11 thoughts on “…I gotta disagree with this Hobbit: Desolation of Smaug review.”

  1. I’m a proud purist, Tolkien nerd who keeps an encyclopedia of Tolkien’s mythology in my house ( somewhere, I have to find it again, but I’ve practically memorized anyway)
    I too found the movie enjoyable ( the forced romance was a bit much, but that Dang Dragon Killed IT!!!!!)
    Sorry, Peter Jackson could’ve mooned the whole theater at the end and it still would’ve been a good movie because of that Dragon.

  2. Meh. It’s Jazz Shaw. He’s nearly a charter member of the “Why Are These People Famous?” Club.
    .
    Just saw it today. Getting upset over the differences is like getting upset over the liberties taken by EVERY production of “Hamlet”.
    .
    I will grouse about one thing — the Suspension of Disbelief Whiplash caused by the Dire Need to Be Multiethnic. Suddenly there were Haradrim women in Laketown…If they were fans making cameos, well, good for them. But bad movie-making.
    .
    (It’s like ninjas in the Three Musketeers. And I fully expect the upcoming “Pompei” movie to have an Iron-Eyes Cody look-alike explain in Cherokee how the Roman civil works angered Mother Earth.)

    1. PJ got sick and tired of being called a racist from the last trilogy, so he made it blatantly obvious he cast black people.
      To be fair Esgaroth ( unlike Rohan or Minas Tirith or any of the Elven realms) is a trading center so Black people making their way there isn’t exactly unheard of.

      1. True. They could have come from Harad (or south) up the Anduin through Gondor. I hear the Osgiliath Holiday Inn is kind of a wreck, through.

  3. I haven’t seen the movie yet, I have dire suspicions about this Tauriel character. Still, I’m looking forward to seeing it. As for part 1, there were a couple of raised-eyebrow moments for me (surprisingly, not the bunny-sleigh), but I greatly enjoyed it, as I did LotR. I consider myself a Tolkien Geek(tm), but Jackson gets a lot of slack from me.

    RE: MERP material, I didn’t like the Rolemaster-lite rules all that much, but I loved their supplement and adventure material, especially the earlier stuff. And, yeah, it commands outrageous prices on eBay.

      1. Yeah, a bit. I can understand Jackson changing the Dwarf-Orc war to give Thorin a relentless enemy, but why not make it Azog’s son, Bolg? Does less violence to the canon and creates a nice feud — “Your father killed my grandfather!” Minor point, though.

  4. I took a course in college on Lewis & Tolkien. (Getting to buy Lord of the Rings as a college textbook: major win.) I wrote a paper on the differences in the Riddle Game in The Hobbit between the original edition and the Revised Edition.

    My online name is one of the major characters in The Silmarillion.

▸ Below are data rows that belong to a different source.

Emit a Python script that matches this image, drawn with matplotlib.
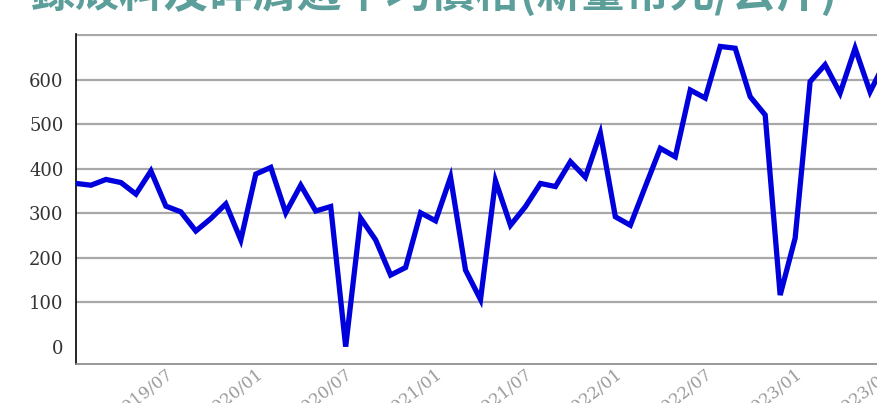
import matplotlib
matplotlib.use("Agg")
from matplotlib import pyplot as plt
import numpy as np

# monthly prices, starting 2019/01
prices = [367, 363, 376, 369, 343, 395, 316, 303, 260, 288,
          321, 240, 388, 403, 301, 363, 305, 315, 0, 289,
          240, 161, 178, 301, 283, 381, 172, 106, 373, 273,
          315, 367, 360, 416, 381, 480, 292, 273, 360, 446,
          427, 577, 559, 675, 671, 562, 521, 116, 244, 596,
          634, 570, 671, 573, 640]
tick_pos = [6, 12, 18, 24, 30, 36, 42, 48, 54]
tick_labels = ["2019/07", "2020/01", "2020/07", "2021/01", "2021/07",
               "2022/01", "2022/07", "2023/01", "2023/07"]
y_ticks = [0, 100, 200, 300, 400, 500, 600]
title = "錄殼料及碎屑週平均價格(新臺幣元/公斤)"

fig = plt.figure(figsize=(8.78, 4.03), dpi=100)
W, H = 878, 403
ax = fig.add_axes([76 / W, 39 / H, 839 / W, 330 / H])

for g in [100, 200, 300, 400, 500, 600, 700]:
    ax.axhline(g, color="#a8a8a8", lw=1.6, zorder=1)

x = np.arange(len(prices))
ax.plot(x, prices, color="#0000dd", lw=3.8, solid_joinstyle="miter", zorder=3)

ax.set_xlim(0, 56)
ax.set_ylim(-39, 703)
ax.set_yticks(y_ticks)
ax.set_yticklabels([str(v) for v in y_ticks], family="DejaVu Serif",
                   fontsize=13, color="#333333")
ax.set_xticks(tick_pos)
ax.set_xticklabels(tick_labels, family="DejaVu Serif", fontsize=12,
                   color="#9a9a9a", rotation=38, ha="right",
                   rotation_mode="anchor")
ax.tick_params(axis="both", length=0)
ax.tick_params(axis="y", pad=9)
ax.tick_params(axis="x", pad=1)

for s in ["top", "right"]:
    ax.spines[s].set_visible(False)
ax.spines["left"].set_color("black")
ax.spines["left"].set_linewidth(1.2)
ax.spines["bottom"].set_color("#888888")
ax.spines["bottom"].set_linewidth(1.2)

fig.text(30 / W, 1 - 7 / H, title, family=["Noto Sans CJK TC", "DejaVu Sans"],
         fontsize=32, fontweight="bold", color="#5b9e9a", va="baseline",
         ha="left")

fig.savefig("out.png", dpi=100)
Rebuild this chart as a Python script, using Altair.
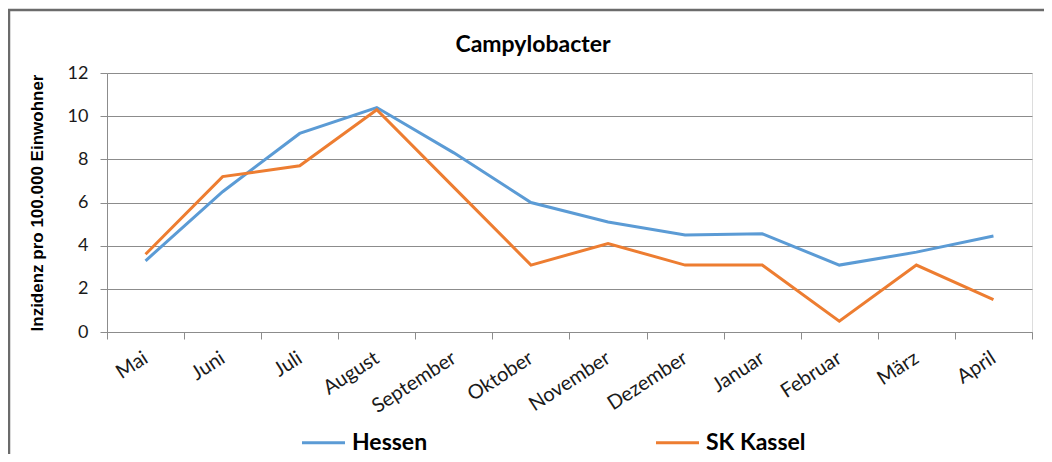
import altair as alt
import pandas as pd

months = ["Mai", "Juni", "Juli", "August", "September", "Oktober",
          "November", "Dezember", "Januar", "Februar", "März", "April"]
hessen = [3.3, 6.5, 9.2, 10.4, 8.3, 6.0, 5.1, 4.5, 4.55, 3.1, 3.7, 4.45]
kassel = [3.6, 7.2, 7.7, 10.3, 6.7, 3.1, 4.1, 3.1, 3.1, 0.5, 3.1, 1.5]
series_names = ["Hessen", "SK Kassel"]
series_colors = ["#5B9BD5", "#ED7D31"]
y_ticks = [0, 2, 4, 6, 8, 10, 12]
chart_title = "Campylobacter"

rows = []
for name, vals in zip(series_names, [hessen, kassel]):
    for m, v in zip(months, vals):
        rows.append({"Monat": m, "Wert": v, "Serie": name})
df = pd.DataFrame(rows)

W, H = 925, 259

lines = alt.Chart(df).mark_line(strokeWidth=3).encode(
    x=alt.X("Monat:N", sort=months, bandPosition=0.5,
            scale=alt.Scale(type="band", paddingInner=0, paddingOuter=0),
            axis=alt.Axis(title=None, tickBand="extent", labelAngle=327,
                          labelAlign="right", labelBaseline="middle",
                          labelFont="Lato", labelFontSize=20, labelColor="#1a1a1a",
                          labelPadding=17, tickSize=7, tickColor="#8c8c8c",
                          domainColor="#8c8c8c", grid=False)),
    y=alt.Y("Wert:Q", scale=alt.Scale(domain=[0, 12], nice=False),
            axis=alt.Axis(values=y_ticks, title="Inzidenz pro 100.000 Einwohner",
                          titleFont="Liberation Sans", titleFontSize=17,
                          titleFontWeight="bold", titleColor="#000000",
                          titlePadding=21,
                          labelFont="Lato", labelFontSize=18, labelColor="#1a1a1a",
                          labelPadding=12, tickSize=7, tickColor="#8c8c8c",
                          domainColor="#8c8c8c", gridColor="#8c8c8c",
                          gridWidth=1)),
    color=alt.Color("Serie:N", sort=series_names,
                    scale=alt.Scale(domain=series_names, range=series_colors),
                    legend=alt.Legend(title=None, orient="none", direction="horizontal",
                                      legendX=193, legendY=346,
                                      symbolType="stroke", symbolSize=1850,
                                      symbolStrokeWidth=3, labelOffset=5,
                                      labelFont="Lato", labelFontSize=23,
                                      labelFontWeight="bold", labelColor="#000000",
                                      columnPadding=221, padding=0)),
)

deco_df = pd.DataFrame({"t": [chart_title]})
frame_left = alt.Chart(deco_df).mark_rule(color="#6b6b6b", strokeWidth=2.5).encode(
    x=alt.value(-98), y=alt.value(-63), y2=alt.value(H + 125))
frame_top = alt.Chart(deco_df).mark_rule(color="#6b6b6b", strokeWidth=2.5).encode(
    x=alt.value(-99), x2=alt.value(W + 15), y=alt.value(-63))
title_text = alt.Chart(deco_df).mark_text(
    font="Lato", fontSize=23, fontWeight="bold", color="#000000",
    align="center", baseline="alphabetic").encode(
    text="t:N", x=alt.value(426), y=alt.value(-21))

chart = alt.layer(lines, frame_left, frame_top, title_text).properties(
    width=W, height=H,
    autosize=alt.AutoSizeParams(type="none"),
    padding={"left": 99, "top": 65, "right": 12, "bottom": 122},
).configure_view(stroke=None).configure(background="white")

chart.save("out.html", embed_options={"renderer": "svg", "actions": False})
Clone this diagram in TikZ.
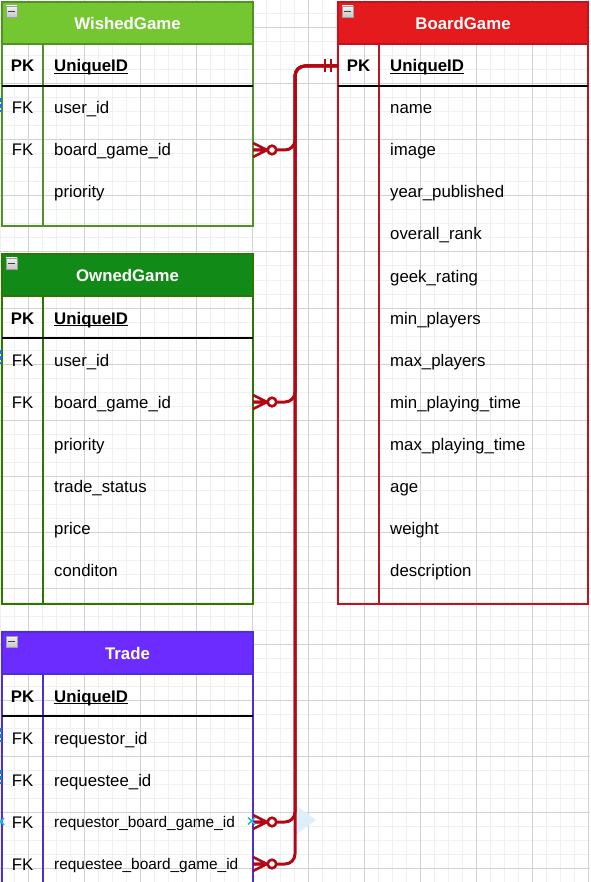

    And I don’t have any problems with what Peter Jackson has done with The Hobbit, parts 1 or 2.

    1. *fistpump*
      By the way what kind of General Studies requirement would a Tolkien course fulfill? I’m thinking of taking it if I can.

  5. Let me state, clearly and unequivocally, that I HATED what Jackson did with the LotR movies, and absolutely refuse to see how he desecrated The Hobbit. He’s done enough damage to my childhood memories, thankyouverymuch.
    .
    The Hobbit is the story of Bilbo. NOT the “kewl” things that might possibly have happened somewhere nearby.
    My fearless prediction is that the third episode is filled with eyecandy from the Battle of Five Armies, despite it being largely unimportant to the story of Bilbo. (If I hear they include dwarf tossing, shield surfing, and elephant climbing into a single scene, I might just have to vomit. Maybe the dwarves fashion a catapult to hurl Erebor itself at the goblin army.)